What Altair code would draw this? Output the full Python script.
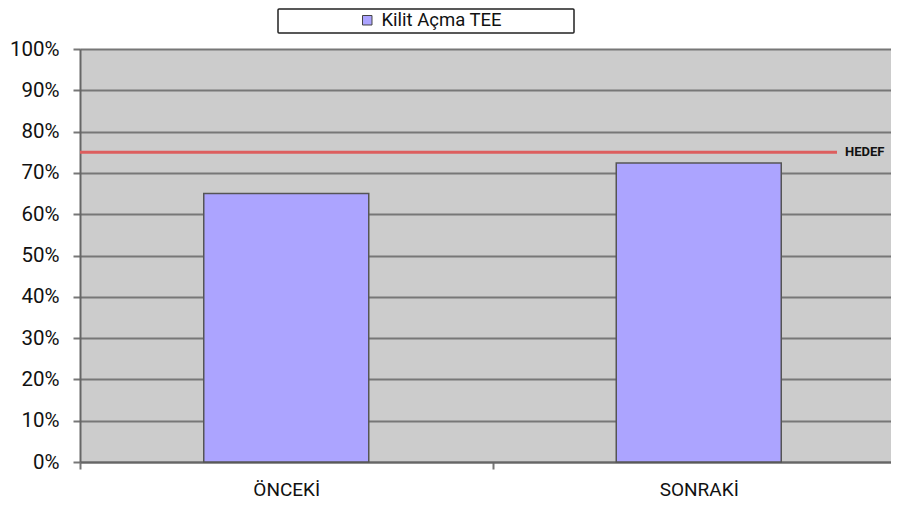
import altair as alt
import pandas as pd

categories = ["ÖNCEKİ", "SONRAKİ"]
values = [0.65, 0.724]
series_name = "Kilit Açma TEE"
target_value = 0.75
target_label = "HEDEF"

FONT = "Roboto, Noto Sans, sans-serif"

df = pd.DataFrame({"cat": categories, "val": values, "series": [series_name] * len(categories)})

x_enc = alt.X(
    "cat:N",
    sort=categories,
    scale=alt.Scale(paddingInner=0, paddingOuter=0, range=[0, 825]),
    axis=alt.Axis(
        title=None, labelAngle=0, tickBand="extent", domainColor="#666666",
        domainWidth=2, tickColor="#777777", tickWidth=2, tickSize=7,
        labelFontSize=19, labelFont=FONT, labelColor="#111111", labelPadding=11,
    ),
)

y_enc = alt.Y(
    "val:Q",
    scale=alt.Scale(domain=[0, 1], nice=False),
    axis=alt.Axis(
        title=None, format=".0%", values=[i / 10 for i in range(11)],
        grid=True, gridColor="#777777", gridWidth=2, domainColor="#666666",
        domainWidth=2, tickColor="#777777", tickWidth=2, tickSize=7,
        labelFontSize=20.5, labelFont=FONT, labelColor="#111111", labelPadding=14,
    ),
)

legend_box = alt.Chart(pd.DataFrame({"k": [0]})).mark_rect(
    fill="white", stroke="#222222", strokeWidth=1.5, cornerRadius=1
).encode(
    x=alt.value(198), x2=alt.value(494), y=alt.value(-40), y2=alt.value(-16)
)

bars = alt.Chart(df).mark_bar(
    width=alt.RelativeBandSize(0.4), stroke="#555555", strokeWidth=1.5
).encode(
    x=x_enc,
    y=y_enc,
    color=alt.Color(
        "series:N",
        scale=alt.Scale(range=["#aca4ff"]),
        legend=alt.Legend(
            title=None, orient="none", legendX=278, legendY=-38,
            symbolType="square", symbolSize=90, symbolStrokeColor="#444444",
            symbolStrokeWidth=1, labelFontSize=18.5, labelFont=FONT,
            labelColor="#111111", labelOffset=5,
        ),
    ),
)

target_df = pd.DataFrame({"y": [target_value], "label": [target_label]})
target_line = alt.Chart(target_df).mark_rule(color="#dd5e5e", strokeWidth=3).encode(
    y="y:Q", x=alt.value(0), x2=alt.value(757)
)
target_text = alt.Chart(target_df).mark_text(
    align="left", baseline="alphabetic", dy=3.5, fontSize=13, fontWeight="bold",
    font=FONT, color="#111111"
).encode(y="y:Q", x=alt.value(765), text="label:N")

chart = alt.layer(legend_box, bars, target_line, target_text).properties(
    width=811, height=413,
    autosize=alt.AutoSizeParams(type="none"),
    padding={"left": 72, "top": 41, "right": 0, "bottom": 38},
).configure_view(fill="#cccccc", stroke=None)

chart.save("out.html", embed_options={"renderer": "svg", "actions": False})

--------------------

Except for the pictures, reproduce every line exactly.

What Altair code would draw this? Output the full Python script.
import altair as alt
import pandas as pd

categories = ["ÖNCEKİ", "SONRAKİ"]
values = [0.65, 0.724]
series_name = "Kilit Açma TEE"
target_value = 0.75
target_label = "HEDEF"

FONT = "Roboto, Noto Sans, sans-serif"

df = pd.DataFrame({"cat": categories, "val": values, "series": [series_name] * len(categories)})

x_enc = alt.X(
    "cat:N",
    sort=categories,
    scale=alt.Scale(paddingInner=0, paddingOuter=0, range=[0, 825]),
    axis=alt.Axis(
        title=None, labelAngle=0, tickBand="extent", domainColor="#666666",
        domainWidth=2, tickColor="#777777", tickWidth=2, tickSize=7,
        labelFontSize=19, labelFont=FONT, labelColor="#111111", labelPadding=11,
    ),
)

y_enc = alt.Y(
    "val:Q",
    scale=alt.Scale(domain=[0, 1], nice=False),
    axis=alt.Axis(
        title=None, format=".0%", values=[i / 10 for i in range(11)],
        grid=True, gridColor="#777777", gridWidth=2, domainColor="#666666",
        domainWidth=2, tickColor="#777777", tickWidth=2, tickSize=7,
        labelFontSize=20.5, labelFont=FONT, labelColor="#111111", labelPadding=14,
    ),
)

legend_box = alt.Chart(pd.DataFrame({"k": [0]})).mark_rect(
    fill="white", stroke="#222222", strokeWidth=1.5, cornerRadius=1
).encode(
    x=alt.value(198), x2=alt.value(494), y=alt.value(-40), y2=alt.value(-16)
)

bars = alt.Chart(df).mark_bar(
    width=alt.RelativeBandSize(0.4), stroke="#555555", strokeWidth=1.5
).encode(
    x=x_enc,
    y=y_enc,
    color=alt.Color(
        "series:N",
        scale=alt.Scale(range=["#aca4ff"]),
        legend=alt.Legend(
            title=None, orient="none", legendX=278, legendY=-38,
            symbolType="square", symbolSize=90, symbolStrokeColor="#444444",
            symbolStrokeWidth=1, labelFontSize=18.5, labelFont=FONT,
            labelColor="#111111", labelOffset=5,
        ),
    ),
)

target_df = pd.DataFrame({"y": [target_value], "label": [target_label]})
target_line = alt.Chart(target_df).mark_rule(color="#dd5e5e", strokeWidth=3).encode(
    y="y:Q", x=alt.value(0), x2=alt.value(757)
)
target_text = alt.Chart(target_df).mark_text(
    align="left", baseline="alphabetic", dy=3.5, fontSize=13, fontWeight="bold",
    font=FONT, color="#111111"
).encode(y="y:Q", x=alt.value(765), text="label:N")

chart = alt.layer(legend_box, bars, target_line, target_text).properties(
    width=811, height=413,
    autosize=alt.AutoSizeParams(type="none"),
    padding={"left": 72, "top": 41, "right": 0, "bottom": 38},
).configure_view(fill="#cccccc", stroke=None)

chart.save("out.html", embed_options={"renderer": "svg", "actions": False})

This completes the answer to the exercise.